Itu artinya, bagi pemahaman saya pribadi, kini membaca Al Qur’an mulai masuk kategori aktivitas yang keren.
Terlepas dari kontroversi memposting kehidupan pribadi di media sosial sebagai bentuk narsisisme yang rentan dianggap riya, tentu fenomena ini patut disyukuri. Muzammil sendiri mengaku memposting kegiatannya hanya sebagai sarana dakwah tanpa maksud sama sekali untuk menjadikannya sebagai sarana agar populer.

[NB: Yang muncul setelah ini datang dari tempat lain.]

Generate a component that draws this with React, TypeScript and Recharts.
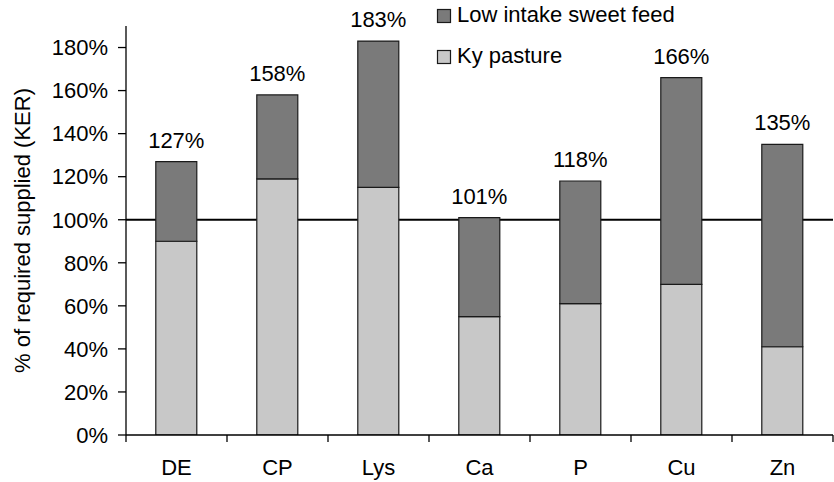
import { BarChart, Bar, XAxis, YAxis, CartesianGrid, LabelList } from "recharts";

const nutrients = ["DE", "CP", "Lys", "Ca", "P", "Cu", "Zn"];
const pasture = [90, 119, 115, 55, 61, 70, 41];
const sweetFeed = [37, 39, 68, 46, 57, 96, 94];
const totals = [127, 158, 183, 101, 118, 166, 135];
const yTicks = [0, 20, 40, 60, 80, 100, 120, 140, 160, 180];

const FONT = '"Liberation Sans", Arial, sans-serif';
const FS = 22;
const DARK = "#7a7a7a";
const LIGHT = "#c8c8c8";
const EDGE = "#1a1a1a";

const data = nutrients.map((n, i) => ({
  name: n,
  pasture: pasture[i],
  sweet: sweetFeed[i],
  total: totals[i],
}));

const W = 834;
const H = 482;
const margin = { top: 26, right: 1, bottom: 0, left: 0 };
const yWidth = 126;
const xHeight = 47;
const band = (W - margin.left - margin.right - yWidth) / nutrients.length;

const CategoryTick = (props: any) => {
  const { x, y, payload, index } = props;
  const half = band / 2;
  return (
    <g>
      <line x1={x - half} x2={x - half} y1={y} y2={y + 7} stroke="#000" strokeWidth={1.3} />
      {index === nutrients.length - 1 && (
        <line x1={x + half} x2={x + half} y1={y} y2={y + 7} stroke="#000" strokeWidth={1.3} />
      )}
      <text x={x} y={y + 40} textAnchor="middle" fontSize={FS} fontFamily={FONT} fill="#000">
        {payload.value}
      </text>
    </g>
  );
};

const LegendBox = () => (
  <svg width={280} height={72} style={{ position: "absolute", left: 434, top: 0 }}>
    <rect x={3.5} y={9.5} width={13} height={13} fill={DARK} stroke={EDGE} strokeWidth={1.2} />
    <text x={23} y={22} fontSize={FS} fontFamily={FONT} fill="#000">
      Low intake sweet feed
    </text>
    <rect x={3.5} y={50.5} width={13} height={13} fill={LIGHT} stroke={EDGE} strokeWidth={1.2} />
    <text x={23} y={63} fontSize={FS} fontFamily={FONT} fill="#000">
      Ky pasture
    </text>
  </svg>
);

const YLabel = (props: any) => {
  const { viewBox } = props;
  const cx = 22;
  const cy = viewBox.y + viewBox.height / 2;
  return (
    <text
      x={cx}
      y={cy}
      transform={`rotate(-90 ${cx} ${cy})`}
      textAnchor="middle"
      dominantBaseline="central"
      fontSize={FS}
      fontFamily={FONT}
      fill="#000"
    >
      % of required supplied (KER)
    </text>
  );
};

export default function App() {
  return (
    <div style={{ position: "absolute", left: 0, top: 0, width: W, height: H, background: "#fff" }}>
      <BarChart width={W} height={H} data={data} margin={margin} barCategoryGap="29.5%">
        <CartesianGrid
          vertical={false}
          horizontalValues={[100]}
          stroke="#000"
          strokeWidth={2}
        />
        <XAxis
          dataKey="name"
          height={xHeight}
          axisLine={{ stroke: "#000", strokeWidth: 1.3 }}
          tickLine={false}
          tickSize={0}
          tickMargin={0}
          tick={<CategoryTick />}
          interval={0}
        />
        <YAxis
          width={yWidth}
          domain={[0, 190]}
          ticks={yTicks}
          allowDataOverflow
          tickFormatter={(v) => `${v}%`}
          axisLine={{ stroke: "#000", strokeWidth: 1.3 }}
          tickLine={{ stroke: "#000", strokeWidth: 1.3 }}
          tickSize={8}
          tickMargin={10}
          tick={{ fontSize: FS, fontFamily: FONT, fill: "#000" }}
          label={<YLabel />}
        />
        <Bar
          dataKey="pasture"
          stackId="a"
          fill={LIGHT}
          stroke={EDGE}
          strokeWidth={1.2}
          isAnimationActive={false}
        />
        <Bar
          dataKey="sweet"
          stackId="a"
          fill={DARK}
          stroke={EDGE}
          strokeWidth={1.2}
          isAnimationActive={false}
        >
          <LabelList
            dataKey="total"
            position="top"
            offset={14}
            formatter={(v: number) => `${v}%`}
            style={{ fontSize: FS, fontFamily: FONT, fill: "#000" }}
          />
        </Bar>
      </BarChart>
      <LegendBox />
    </div>
  );
}
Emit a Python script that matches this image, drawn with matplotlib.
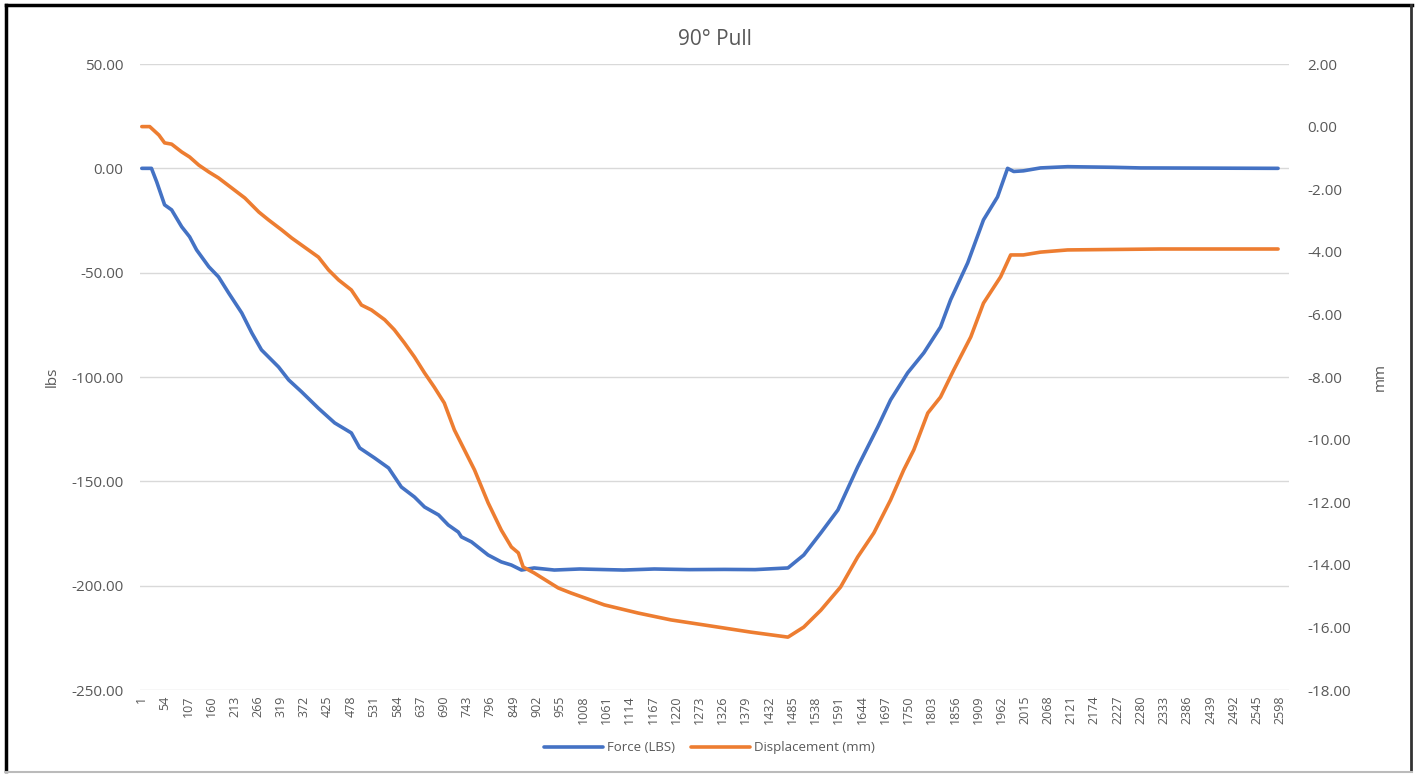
import matplotlib
matplotlib.use("Agg")
import matplotlib.pyplot as plt
from matplotlib.lines import Line2D

plt.rcParams["font.family"] = ["Open Sans", "DejaVu Sans"]

# sample index (Excel category) and readings
force_x = [1, 23, 35, 53, 69, 92, 110, 126, 154, 176, 199, 229, 252, 274, 313,
           336, 365, 404, 441, 479, 498, 532, 564, 593, 623, 646, 678, 700, 723,
           730, 753, 791, 821, 844, 867, 896, 942, 1000, 1100, 1170, 1250, 1330,
           1400, 1475, 1511, 1550, 1589, 1634, 1680, 1709, 1748, 1785, 1823,
           1846, 1885, 1921, 1953, 1976, 1990, 2012, 2051, 2113, 2217, 2279, 2593]
force_lbs = [0, 0, -6.5, -17.5, -19.9, -28.0, -32.8, -39.1, -47.2, -52.0, -59.7,
             -69.3, -78.9, -87.0, -95.2, -101.4, -107.0, -115.0, -122.0, -126.8,
             -134.0, -138.8, -143.6, -152.7, -157.5, -162.3, -166.1, -170.9,
             -174.3, -176.6, -179.0, -185.3, -188.6, -190.1, -192.5, -191.5,
             -192.5, -192.0, -192.5, -192.0, -192.3, -192.2, -192.3, -191.5,
             -185.3, -174.7, -163.7, -143.1, -123.9, -111.0, -98.0, -88.4, -76.0,
             -63.0, -45.3, -24.7, -13.7, 0, -1.5, -1.2, 0.2, 0.8, 0.5, 0.2, 0]

disp_x = [1, 19, 40, 53, 69, 92, 110, 131, 154, 176, 206, 236, 268, 290, 320,
          343, 372, 404, 427, 450, 479, 502, 525, 555, 577, 600, 623, 646, 668,
          691, 714, 737, 760, 791, 821, 844, 860, 871, 896, 951, 980, 1056, 1133,
          1208, 1283, 1390, 1475, 1511, 1550, 1595, 1634, 1671, 1709, 1739, 1762,
          1794, 1823, 1853, 1892, 1921, 1960, 1983, 2012, 2051, 2113, 2324, 2593]
disp_mm = [0, 0, -0.27, -0.52, -0.56, -0.81, -0.97, -1.23, -1.45, -1.64, -1.96,
           -2.28, -2.73, -2.98, -3.30, -3.56, -3.85, -4.17, -4.58, -4.90, -5.22,
           -5.70, -5.86, -6.17, -6.49, -6.91, -7.36, -7.87, -8.32, -8.83, -9.69,
           -10.33, -10.97, -12.02, -12.89, -13.43, -13.62, -14.07, -14.26, -14.74,
           -14.90, -15.28, -15.54, -15.76, -15.92, -16.15, -16.31, -15.99, -15.45,
           -14.71, -13.75, -12.98, -11.93, -10.97, -10.33, -9.15, -8.64, -7.78,
           -6.72, -5.64, -4.80, -4.10, -4.10, -4.01, -3.94, -3.91, -3.91]

x_ticks = list(range(1, 2599, 53))
left_ticks = [50, 0, -50, -100, -150, -200, -250]
right_ticks = [2, 0, -2, -4, -6, -8, -10, -12, -14, -16, -18]

blue = "#4472C4"
orange = "#ED7D31"
grey = "#595959"

fig = plt.figure(figsize=(14.19, 7.74), dpi=100)
ax = fig.add_axes([0.0987, 0.1085, 0.8097, 0.8088])
ax2 = ax.twinx()

l1, = ax.plot(force_x, force_lbs, color=blue, lw=2.6, solid_capstyle="round",
              label="Force (LBS)")
l2, = ax2.plot(disp_x, disp_mm, color=orange, lw=2.6, solid_capstyle="round",
               label="Displacement (mm)")

ax.set_xlim(-3, 2618)
ax.set_ylim(-250, 50)
ax2.set_ylim(-18, 2)
ax.set_yticks(left_ticks)
ax.set_yticklabels([f"{v:.2f}" for v in left_ticks])
ax2.set_yticks(right_ticks)
ax2.set_yticklabels([f"{v:.2f}" for v in right_ticks])
ax.set_xticks(x_ticks)
ax.set_xticklabels([str(v) for v in x_ticks], rotation=90)

ax.grid(axis="y", color="#D9D9D9", lw=1)
ax.set_axisbelow(True)
for a in (ax, ax2):
    for s in a.spines.values():
        s.set_visible(False)
    a.tick_params(length=0, colors=grey, labelsize=11)
ax.tick_params(axis="y", pad=12)
ax2.tick_params(axis="y", pad=13)
ax.tick_params(axis="x", labelsize=9, pad=4)

ax.set_ylabel("lbs", color=grey, fontsize=11, labelpad=8)
ax2.set_ylabel("mm", color=grey, fontsize=11, labelpad=16)
ax.set_title("90° Pull", color=grey, fontsize=15, pad=14)

fig.legend(handles=[l1, l2], loc="center", bbox_to_anchor=(0.5, 0.034), ncol=2,
           frameon=False, fontsize=9.5, labelcolor=grey, handlelength=4.5,
           columnspacing=1.2, handletextpad=0.3)

# screenshot frame
fig.add_artist(Line2D([0.0045, 0.0045], [0.004, 0.993], color="black", lw=2.5,
                      transform=fig.transFigure))
fig.add_artist(Line2D([0.0045, 0.995], [0.993, 0.993], color="black", lw=2.5,
                      transform=fig.transFigure))
fig.add_artist(Line2D([0.9945, 0.9945], [0.004, 0.993], color="#333333", lw=2,
                      transform=fig.transFigure))
fig.add_artist(Line2D([0.0045, 0.995], [0.003, 0.003], color="#BBBBBB", lw=1.5,
                      transform=fig.transFigure))

fig.savefig("out.png", dpi=100)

Belakangan, di akun Instagram pribadinya tersebut, Muzammil memposting sebuah kompetisi video tilawah untuk anak muda sambil tak lupa mengingatkan calon pesertanya agar selalu meluruskan niat.
Sebagai manusia, saya kira kekaguman terhadap sosok Muzammil adalah fitrah. Ya, fitrah yang dimiliki manusia sejatinya adalah condong menyukai kebaikan. Dalam rumusan yang mungkin dianggap klise ini, saya selalu percaya sebrengsek apapun seseorang, mayoritas dari mereka memiliki keinginan untuk mengubah masa kelamnya, lalu berharap dapat mempunyai pendamping hidup dan anak-anak yang baik serta, barangkali, juga taat beragama.
Dulu mungkin yang kenal dan mengagumi Muzammil hanya sebatas aktivis rohis di kampus, kini setiap anak muda dari jenis kalangan apapun bisa mengetahui aktivitasnya, syukur-syukur mengagumi dan tergerak hati untuk mengikuti jejaknya. Tetap semangat dan tetap rendah hati buat Muzammil. Terima kasih karena telah menunjukkan bahwa keren itu tak semata dilihat dari tampilan fisik atau uraian materialistik belaka.
Sebagai seorang ibu, saya berharap semakin banyak terlahir sosok Muzammil baru yang bisa menjadi contoh baik dan dapat membawa hal positif untuk anak muda di negeri kita yang kian hari kian mengenaskan ini.